Are we talking something with a write back cache and battery backup or cheap software based crap?
 
What RAID level are you thinking about applying to SSDs? What SSDs will you buy and do you have a full backup of the data? Realise that current 2nd generation SSDs are susceptible to corruption. If this is an issue, you should wait for the 3rd generation SSDs with supercapacitor which can write safely without corruption on power loss.

Any reason to go SAS? Will you be using overprovisioning in order to cope with the loss of TRIM in such a configuration? What Operating System will the array run.

You did not provide any background to your question, while it probably would be crucial to any advice you may get.
 
Have no issues with Areca 1880 series here. 2+GB cache and BBU highly recommended. Depending on your budget it could be cheap or not.
 
Looking to be spend about $500. I like SAS because the cabling is generally neater, but if the card is SATA for a good price that will work too.

RAID 0 or 5 (maybe in the future).
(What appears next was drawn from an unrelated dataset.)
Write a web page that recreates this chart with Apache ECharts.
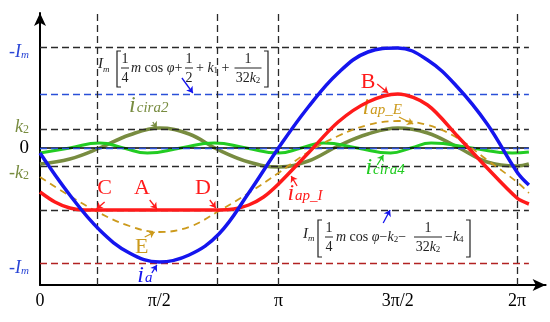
<!DOCTYPE html>
<html><head><meta charset="utf-8">
<script src="https://cdn.jsdelivr.net/npm/echarts@6/dist/echarts.min.js"></script>
<style>html,body{margin:0;padding:0;background:#fff}#c{width:550px;height:322px}</style>
</head><body><div id="c"></div>
<script>
// ---- data (x in units of π, y in arbitrary units; 0 = zero current) ----
const xTickValues = [0, 0.5, 1, 1.5, 2];
const xTickLabels = ['0', 'π/2', 'π', '3π/2', '2π'];
const yLabelValues = [96, 21, 0, -25, -120];
const yLabelTexts = ['{b|-I}{bs|m}', '{o|k}{os|2}', '{z|0}', '{o|-k}{os|2}', '{b|-I}{bs|m}'];

const uStep = [0, 0.125, 0.25, 0.375, 0.5, 0.625, 0.75, 0.875, 1, 1.125, 1.25, 1.375, 1.5, 1.625, 1.75, 1.875, 2, 2.05];
const iA     = [-5, -47, -82, -105, -114, -107, -86, -45, 0, 41, 75, 96, 100, 88, 61, 24, -24, -37];
const iApE   = [-29, -48, -65, -78, -84, -79, -63, -45, -25, -4, 12, 23, 27, 23, 10, -12, -34, -45];
const iCira2 = [-16, -11, 0, 13, 20, 14, -2, -14, -19, -13, 2, 14, 20, 15, 1, -14, -18, -16];

const redU = [0, 0.0625, 0.125, 0.1875, 0.25, 0.5, 0.75, 0.8125, 0.875, 0.9375, 1, 1.125, 1.25, 1.375, 1.5, 1.625, 1.75, 1.875, 2, 2.05];
const iAp  = [-44, -54, -60, -62, -62, -62, -62, -61, -57, -49, -36, -5, 26, 46, 54, 43, 12, -20, -50, -56];

const greenU  = [0, 0.125, 0.25, 0.35, 0.45, 0.59, 0.73, 0.865, 1.0, 1.095, 1.19, 1.33, 1.47, 1.555, 1.64, 1.81, 1.98, 2.05];
const iCira4  = [-5, 0, 5, 0, -5, 0, 5, 0, -5, 0, 5, 0, -5, 0, 5, 0, -5, -4];

const levelIm = 101, levelBlue = 54, levelK2 = 19, levelNegK2 = -18, levelFlat = -62, levelNegIm = -115;
const vLines = [0.24, 0.745, 1, 2];
const lineEnd = 2.05;
const yMin = -137, yMax = 135;

// ---- styling ----
const serif = '"Liberation Serif","Times New Roman",serif';
const C = {blue:'#1515ee', red:'#ff1a1a', olive:'#788c40', green:'#22cc22', gold:'#cc9a1c', ylBlue:'#2a46d6', dk:'#222'};
const BLACK_DASH = {color:'#2a2a2a', width:1.3, type:[7,4]};

const pair = (a, b) => a.map((x, i) => [x, b[i]]);
function hLine(v, style){ return [{coord:[0, v], lineStyle:style}, {coord:[lineEnd, v]}]; }
function vLine(u){ return [{coord:[u, yMin], lineStyle:BLACK_DASH}, {coord:[u, yMax]}]; }
function arrow(a, b, color){ return [{coord:a, lineStyle:{color, width:1.3, type:'solid'}}, {coord:b}]; }
function lab(u, v, fmt, color){
  return {coord:[u, v], symbol:'circle', symbolSize:0,
    label:{show:true, position:'inside', formatter:fmt, color,
      rich:{
        i:{fontFamily:serif, fontStyle:'italic', fontSize:24, color, padding:[0,1,5,0]},
        s:{fontFamily:serif, fontStyle:'italic', fontSize:15, color},
        L:{fontFamily:serif, fontSize:22, color}
      }}};
}

const dashedLines = [
  hLine(levelIm, BLACK_DASH),
  hLine(levelBlue, {color:'#2a4fd8', width:1.3, type:[7,4]}),
  hLine(levelK2, BLACK_DASH),
  hLine(0, {color:'#000', width:1.6, type:'solid'}),
  hLine(0, {color:'#2a4fd8', width:1.3, type:[7,4]}),
  hLine(levelNegK2, BLACK_DASH),
  hLine(levelFlat, BLACK_DASH),
  hLine(levelNegIm, {color:'#b22222', width:1.3, type:[7,4]})
].concat(vLines.map(vLine));

const arrows = [
  arrow([0.473, 26], [0.49, 20], C.olive),
  arrow([1.414, 64], [1.46, 55], C.red),
  arrow([1.505, 31], [1.565, 24], C.gold),
  arrow([1.414, -17], [1.44, -7], C.green),
  arrow([1.078, -38], [1.053, -28], C.red),
  arrow([0.271, -54], [0.237, -61], C.red),
  arrow([0.46, -52], [0.49, -61], C.red),
  arrow([0.712, -52], [0.737, -60], C.red),
  arrow([0.439, -89], [0.481, -84], C.gold),
  arrow([0.469, -125], [0.49, -117], C.blue),
  arrow([0.595, 70], [0.641, 55], C.blue),
  arrow([1.439, -75], [1.468, -62], C.blue)
];

const labels = [
  lab(0.456, 40, '{i|i}{s|cira2}', C.olive),
  lab(1.376, 66, '{L|B}', C.red),
  lab(1.435, 38, '{i|i}{s|ap_E}', C.gold),
  lab(1.447, -22, '{i|i}{s|cira4}', C.green),
  lab(1.111, -48, '{i|i}{s|ap_I}', C.red),
  lab(0.271, -40, '{L|C}', C.red),
  lab(0.427, -40, '{L|A}', C.red),
  lab(0.683, -40, '{L|D}', C.red),
  lab(0.427, -99, '{L|E}', C.gold),
  lab(0.44, -130, '{i|i}{s|a}', C.blue)
];

// ---- formula graphics ----
function txt(x, y, text, size, italic, align){
  return {type:'text', x, y, z:100, style:{text, fill:C.dk, fontFamily:serif, fontSize:size,
    fontStyle: italic ? 'italic' : 'normal', align: align || 'left', verticalAlign:'middle'}};
}
function rtxt(x, y, text, align){
  return {type:'text', x, y, z:100, style:{text, fill:C.dk, fontFamily:serif, fontSize:14,
    align: align || 'left', verticalAlign:'middle',
    rich:{it:{fontFamily:serif, fontSize:14, fontStyle:'italic', fill:C.dk},
          sub:{fontFamily:serif, fontSize:9, fill:C.dk, padding:[6,0,0,0], verticalAlign:'bottom'},
          n:{fontFamily:serif, fontSize:14, fill:C.dk}}}};
}
function line(x1, y1, x2, y2){ return {type:'line', z:100, shape:{x1, y1, x2, y2}, style:{stroke:C.dk, lineWidth:1}}; }
function bracket(x, y1, y2, dir){
  return {type:'polyline', z:100, shape:{points:[[x + 4*dir, y1], [x, y1], [x, y2], [x + 4*dir, y2]]}, style:{stroke:C.dk, lineWidth:1.2, fill:null}};
}
function frac(cx, ly, w, num, den){
  return [rtxt(cx, ly - 9, num, 'center'), line(cx - w/2, ly, cx + w/2, ly), rtxt(cx, ly + 10, den, 'center')];
}
const formulaTop = [].concat(
  [txt(98, 64, 'I', 15, true), txt(103, 70, 'm', 9, true), bracket(117, 51, 87, 1)],
  frac(125, 68, 8, '1', '4'),
  [rtxt(131, 68, '{it|m} cos {it|φ}+')],
  frac(189, 68, 8, '1', '2'),
  [rtxt(196, 68, '+ {it|k}{sub|1} +')],
  frac(248, 68, 27, '1', '32{it|k}{sub|2}'),
  [bracket(268, 51, 87, -1)]
);
const formulaBot = [].concat(
  [txt(303, 234, 'I', 15, true), txt(308, 239, 'm', 9, true), bracket(318, 220, 257, 1)],
  frac(329, 237, 8, '1', '4'),
  [rtxt(336, 237, '{it|m} cos {it|φ}−{it|k}{sub|2}−')],
  frac(428, 237, 28, '1', '32{it|k}{sub|2}'),
  [rtxt(445, 237, '−{it|k}{sub|4}')],
  [bracket(470, 220, 257, -1)]
);

const chart = echarts.init(document.getElementById('c'));
chart.setOption({
  animation:false,
  backgroundColor:'#fff',
  grid:{left:40, right:4.4, top:13, bottom:37},
  xAxis:{type:'value', min:0, max:2.12,
    axisLine:{show:true, onZero:false, symbol:['none','arrow'], symbolSize:[9,13], lineStyle:{color:'#000', width:2}},
    axisTick:{show:false}, splitLine:{show:false},
    axisLabel:{customValues:xTickValues, margin:7, color:'#000', fontFamily:serif, fontSize:18,
      formatter:v => xTickLabels[xTickValues.indexOf(v)]}},
  yAxis:{type:'value', min:yMin, max:yMax,
    axisLine:{show:true, onZero:false, symbol:['none','arrow'], symbolSize:[9,13], lineStyle:{color:'#000', width:2}},
    axisTick:{show:false}, splitLine:{show:false},
    axisLabel:{customValues:yLabelValues, margin:11, fontFamily:serif, fontSize:18, color:'#000',
      formatter:v => yLabelTexts[yLabelValues.indexOf(v)],
      rich:{
        b:{fontFamily:serif, fontStyle:'italic', fontSize:18, color:C.ylBlue},
        bs:{fontFamily:serif, fontStyle:'italic', fontSize:11, color:C.ylBlue, padding:[6,0,0,0]},
        o:{fontFamily:serif, fontStyle:'italic', fontSize:18, color:C.olive},
        os:{fontFamily:serif, fontSize:12, color:C.olive, padding:[6,0,0,0]},
        z:{fontFamily:serif, fontSize:19, color:'#000'}
      }}},
  graphic:formulaTop.concat(formulaBot),
  series:[
    {type:'line', name:'guides', data:[], silent:true, z:1,
      markLine:{silent:true, symbol:['none','none'], label:{show:false}, data:dashedLines, animation:false}},
    {type:'line', name:'i_cira2', data:pair(uStep, iCira2), smooth:0.4, showSymbol:false, z:3,
      lineStyle:{color:C.olive, width:3.5}},
    {type:'line', name:'i_cira4', data:pair(greenU, iCira4), smooth:0.5, showSymbol:false, z:4,
      lineStyle:{color:C.green, width:3}},
    {type:'line', name:'i_ap_E', data:pair(uStep, iApE), smooth:0.4, showSymbol:false, z:5,
      lineStyle:{color:C.gold, width:1.8, type:[7,5]}},
    {type:'line', name:'i_ap', data:pair(redU, iAp), smooth:0.3, showSymbol:false, z:6,
      lineStyle:{color:C.red, width:3.5}},
    {type:'line', name:'i_a', data:pair(uStep, iA), smooth:0.4, showSymbol:false, z:7,
      lineStyle:{color:C.blue, width:3.5}},
    {type:'line', name:'notes', data:[], silent:true, z:8,
      markLine:{silent:true, symbol:['none','arrow'], symbolSize:6, label:{show:false}, data:arrows, animation:false},
      markPoint:{silent:true, data:labels, animation:false}}
  ]
});
</script></body></html>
OS will either be Win7x64 Ultimate or Server 2008 R2.

For drives I am currently using WD Blues.

No crap.
 
Using JMicron SSDs would indeed give you high sequential throughput, but even 10 of those SSDs in RAID0 will be slower than a single Intel or Crucial C300 when looking at random IOps at multi queue depth.

If you care about Random I/O you should not be buying JMicron/Indilinx/Toshiba NAND controllers. The JMicrons are very good at sequential write in particular, though. They do use aggressive GC, so the lifetime of these products is lower than say Intel SSDs.

An onboard Intel RAID controller with RAM writeback ("write caching" option) would be a much cheaper and likely faster option, except for sustained sequential write.
 
raid controllers coming out will be x16 and have cut-through mode which is simple raid with no cache/smart controls. let the drives do their job.

^^^ historically less functionality means it will cost more $$$ !!